Police force struggles to solve high profile cases

By Kipchumba Some

The investigative arm of the police force has been censured following the failure to successfully solve high-profile cases that have rocked the country in the recent past.

Once considered one of the best in Africa, the Criminal Investigative Department, CID seems a pale shadow of its former all-powerful menacing self of the years gone by.

In historical sense, it has been plagued by decades of neglect by successive governments. In recent times, it has had to content with inconsistency in policy, bureaucracy as well as ethnicity.

Nearly a month after the Uhuru Park blasts, which claimed six lives, police officers are yet to crack the case.

This week Police Commissioner Mathew Iteere said the force did not have any leads on the case raising fears that it might peter out like others before it.

Before that, the Government had lost a case against constable Edward Kirui accused of killing two people in Kisumu during post-election riots.

Last year, it lost another post-poll related case, that of five people accused of burning 35 people at a church in Eldoret on New Year’s Eve of 2008.

But that was not the only case that defeated the CID to crack.

No one has ever been arrested in connection with the August 2007 mysterious blast outside the 680 Hotel that killed one person.

The task of investigating these and other criminal incidences falls with the CID branch of the police force, and it is largely to them that blame goes when cases are thrown out for lack of evidence.

Police Spokesman Eric Kiraithe said the force is doing the best with the little resources it has. "It is not about why we are failing, but what we accomplish with the resources we have, no other nation can."

Mr Kiraithe says the CID should not be perceived separately but that the whole police force should be scrutinised as an entity.

For years, the police force has been neglected lot. Successive governments did little to modernise it. Its ranks were drawn from the least educated in society and no one bothered to equip it.

Poor salaries and poor housing compounded its problems. Yet it’s under these circumstances that the force, especially the CID, was still expected to crack crime that is increasingly becoming sophisticated in light of technological advance that criminals have taken advantage of.

So as criminals took advantage of technological advances to make their work easier, methods used to investigate and prevent crime remained the old cloak and dagger affair.

Shortage of equipment was among key concerns raised by a commission led by retired South African judge Philip Ransley.

It states: "Police services do not have adequate technological and logistical capacity. It should be reviewed to establish the exact needs and specification to bring policing to international standards."

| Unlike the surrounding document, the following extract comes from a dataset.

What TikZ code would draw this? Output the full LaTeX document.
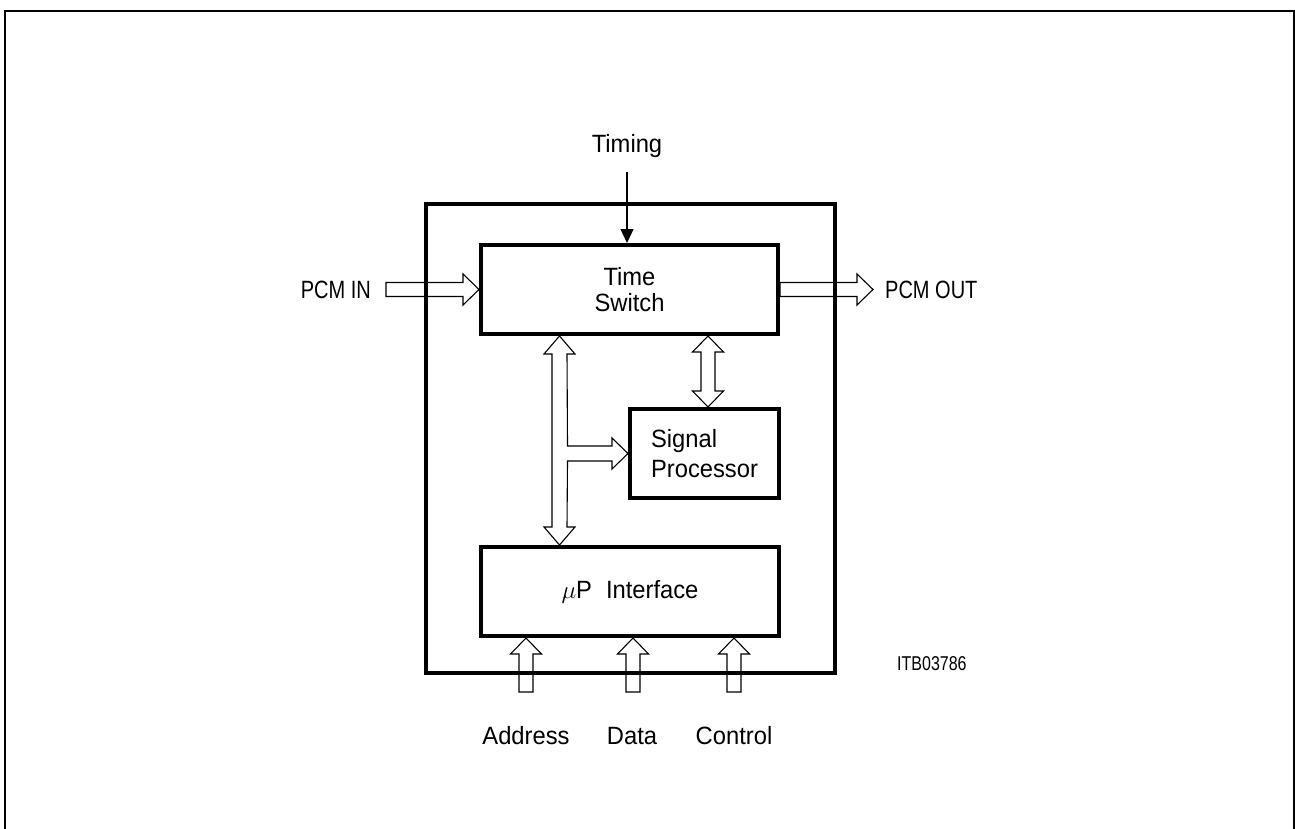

Part of those reforms came to pass this week when the Government awarded the 40,000 plus officers a 28 per cent salary raise.

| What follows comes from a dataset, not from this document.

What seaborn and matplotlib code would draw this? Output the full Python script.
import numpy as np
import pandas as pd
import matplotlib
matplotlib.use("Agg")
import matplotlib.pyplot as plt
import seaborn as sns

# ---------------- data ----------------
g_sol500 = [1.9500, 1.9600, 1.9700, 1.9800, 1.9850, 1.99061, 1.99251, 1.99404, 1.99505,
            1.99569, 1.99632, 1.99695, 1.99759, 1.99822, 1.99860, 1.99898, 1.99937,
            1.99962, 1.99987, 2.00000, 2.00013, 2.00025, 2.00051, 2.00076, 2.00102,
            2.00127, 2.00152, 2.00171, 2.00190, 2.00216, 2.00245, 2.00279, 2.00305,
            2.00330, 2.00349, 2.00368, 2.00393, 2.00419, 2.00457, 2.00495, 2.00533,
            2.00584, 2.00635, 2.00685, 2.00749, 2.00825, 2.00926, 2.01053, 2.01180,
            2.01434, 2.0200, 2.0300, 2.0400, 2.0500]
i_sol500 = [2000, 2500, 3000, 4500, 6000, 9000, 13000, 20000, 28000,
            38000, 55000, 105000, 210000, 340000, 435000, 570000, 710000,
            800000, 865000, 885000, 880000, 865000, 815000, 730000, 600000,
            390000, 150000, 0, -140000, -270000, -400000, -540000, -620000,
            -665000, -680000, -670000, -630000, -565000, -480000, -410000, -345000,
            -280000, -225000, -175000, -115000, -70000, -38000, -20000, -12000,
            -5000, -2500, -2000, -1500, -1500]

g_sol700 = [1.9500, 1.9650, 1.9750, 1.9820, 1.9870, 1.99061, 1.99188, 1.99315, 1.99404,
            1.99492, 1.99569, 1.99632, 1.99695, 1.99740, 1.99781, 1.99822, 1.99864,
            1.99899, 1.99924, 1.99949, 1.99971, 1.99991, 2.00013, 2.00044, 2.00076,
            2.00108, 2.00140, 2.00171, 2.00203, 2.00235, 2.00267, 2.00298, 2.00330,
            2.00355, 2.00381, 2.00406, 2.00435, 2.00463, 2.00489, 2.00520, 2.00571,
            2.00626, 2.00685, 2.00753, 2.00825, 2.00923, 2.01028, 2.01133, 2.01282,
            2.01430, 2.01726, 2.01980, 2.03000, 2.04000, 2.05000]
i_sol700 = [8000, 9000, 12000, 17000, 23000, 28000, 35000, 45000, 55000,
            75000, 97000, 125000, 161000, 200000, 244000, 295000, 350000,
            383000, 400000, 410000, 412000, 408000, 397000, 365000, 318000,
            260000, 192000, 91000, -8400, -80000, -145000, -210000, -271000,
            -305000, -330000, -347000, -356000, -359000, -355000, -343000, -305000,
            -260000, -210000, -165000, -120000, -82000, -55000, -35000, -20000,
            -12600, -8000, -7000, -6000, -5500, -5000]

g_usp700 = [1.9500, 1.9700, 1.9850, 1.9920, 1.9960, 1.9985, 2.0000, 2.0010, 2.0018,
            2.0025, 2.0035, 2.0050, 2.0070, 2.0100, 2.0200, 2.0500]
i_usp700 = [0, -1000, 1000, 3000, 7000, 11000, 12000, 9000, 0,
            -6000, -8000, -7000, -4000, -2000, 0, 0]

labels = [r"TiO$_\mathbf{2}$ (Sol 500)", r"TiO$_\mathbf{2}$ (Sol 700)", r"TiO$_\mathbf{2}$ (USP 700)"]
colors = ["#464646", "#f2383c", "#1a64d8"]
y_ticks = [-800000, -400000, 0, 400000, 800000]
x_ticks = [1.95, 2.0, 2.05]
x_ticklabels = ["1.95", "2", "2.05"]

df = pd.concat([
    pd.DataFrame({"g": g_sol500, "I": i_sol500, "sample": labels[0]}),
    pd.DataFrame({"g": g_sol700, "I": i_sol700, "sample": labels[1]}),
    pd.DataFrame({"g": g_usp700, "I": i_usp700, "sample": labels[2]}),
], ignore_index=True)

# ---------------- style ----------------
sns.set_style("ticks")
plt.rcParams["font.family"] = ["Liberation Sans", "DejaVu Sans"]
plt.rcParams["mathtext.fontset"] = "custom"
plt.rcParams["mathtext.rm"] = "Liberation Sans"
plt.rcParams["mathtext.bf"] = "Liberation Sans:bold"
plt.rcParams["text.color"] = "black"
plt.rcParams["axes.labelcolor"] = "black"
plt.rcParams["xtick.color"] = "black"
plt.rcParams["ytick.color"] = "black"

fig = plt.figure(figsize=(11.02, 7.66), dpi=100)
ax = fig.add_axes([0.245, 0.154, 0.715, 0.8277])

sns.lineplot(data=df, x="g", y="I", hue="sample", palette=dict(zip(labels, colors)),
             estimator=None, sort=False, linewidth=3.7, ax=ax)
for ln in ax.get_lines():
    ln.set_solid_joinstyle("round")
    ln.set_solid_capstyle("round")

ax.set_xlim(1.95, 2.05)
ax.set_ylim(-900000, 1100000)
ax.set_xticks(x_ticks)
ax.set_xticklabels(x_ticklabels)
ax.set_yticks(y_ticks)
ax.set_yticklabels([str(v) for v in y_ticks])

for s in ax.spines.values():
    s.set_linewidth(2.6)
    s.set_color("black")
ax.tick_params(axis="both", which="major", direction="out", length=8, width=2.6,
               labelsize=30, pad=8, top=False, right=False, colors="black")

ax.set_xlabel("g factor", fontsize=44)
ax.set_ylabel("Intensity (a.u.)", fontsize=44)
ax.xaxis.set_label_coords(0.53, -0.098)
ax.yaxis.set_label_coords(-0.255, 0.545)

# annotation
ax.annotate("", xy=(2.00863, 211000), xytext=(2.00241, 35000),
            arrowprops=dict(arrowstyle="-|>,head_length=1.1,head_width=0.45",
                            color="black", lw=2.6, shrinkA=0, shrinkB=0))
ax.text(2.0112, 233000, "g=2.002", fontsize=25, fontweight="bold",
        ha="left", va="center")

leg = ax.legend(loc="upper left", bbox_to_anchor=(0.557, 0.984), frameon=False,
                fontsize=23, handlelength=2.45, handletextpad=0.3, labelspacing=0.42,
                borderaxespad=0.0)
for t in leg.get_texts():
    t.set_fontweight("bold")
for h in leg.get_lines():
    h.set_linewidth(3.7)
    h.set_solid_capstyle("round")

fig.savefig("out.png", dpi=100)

But junior officers have considered the increase as "too little".

The police force lacks a forensic lab, fingerprinting and DNA equipment and enough resources to conduct proper investigations.

Courts blamed

Plans to construct a Sh1-billion forensic science laboratory evaporated in the heat of the Anglo-leasing scandal of 2004. Nothing has been heard of the project since then.

Ideally every police station should be equipped with finger printing equipment. But that is far from the reality here. The only finger print machine is at the CID training school.

As it happened in the Kirui case, courts are blamed when suspects, who in the court of public opinion are guilty, walk out free. Little thought has been given to the quality of police investigations.

A former high court judge who requested anonymity, said poor investigations were mainly responsible for the loss of high profile cases.

"More often than not, they (police) present evidence with glaring loopholes and expect you to convict suspects. It cannot happen that way. You have no choice but to let the suspects free."

In certain cases, especially which involve explosives, the police always invite foreign investigators to help. Due to historical ties, Israeli agents, the British MI5 and South African police have helped with some cases.

"We bring these people to aid investigations and enrich our experiences. But from experience, they are not any better than us.

A senior inspector, likewise speaking on condition of anonymity, also revealed that the CID is suffering from inconsistency on policy and crippling bureaucracy.

"It takes a lot of time before decisions are made and in that time, cases and evidence has been lost. Policy should make it easier, not harder, to investigate crime as soon as it occurs. But this is not the case here," he said.

He added that the curse of ethnicity, which continues to eat Kenya’s social fabric, has not spared the force.

"In certain cases officers refuse to investigate members of their ethnic group or do it poorly," he said.

Despite the desperate need to equip the force with modern tools and new crime-fighting technologies, funding remains woefully low. In this year’s Budget it was allocated Sh33.2 billion, a meagre increase of Sh100 million from last year’s.

Despite the mountain of challenges it faces, Kiraithe insists the CID is still one of the best in Africa.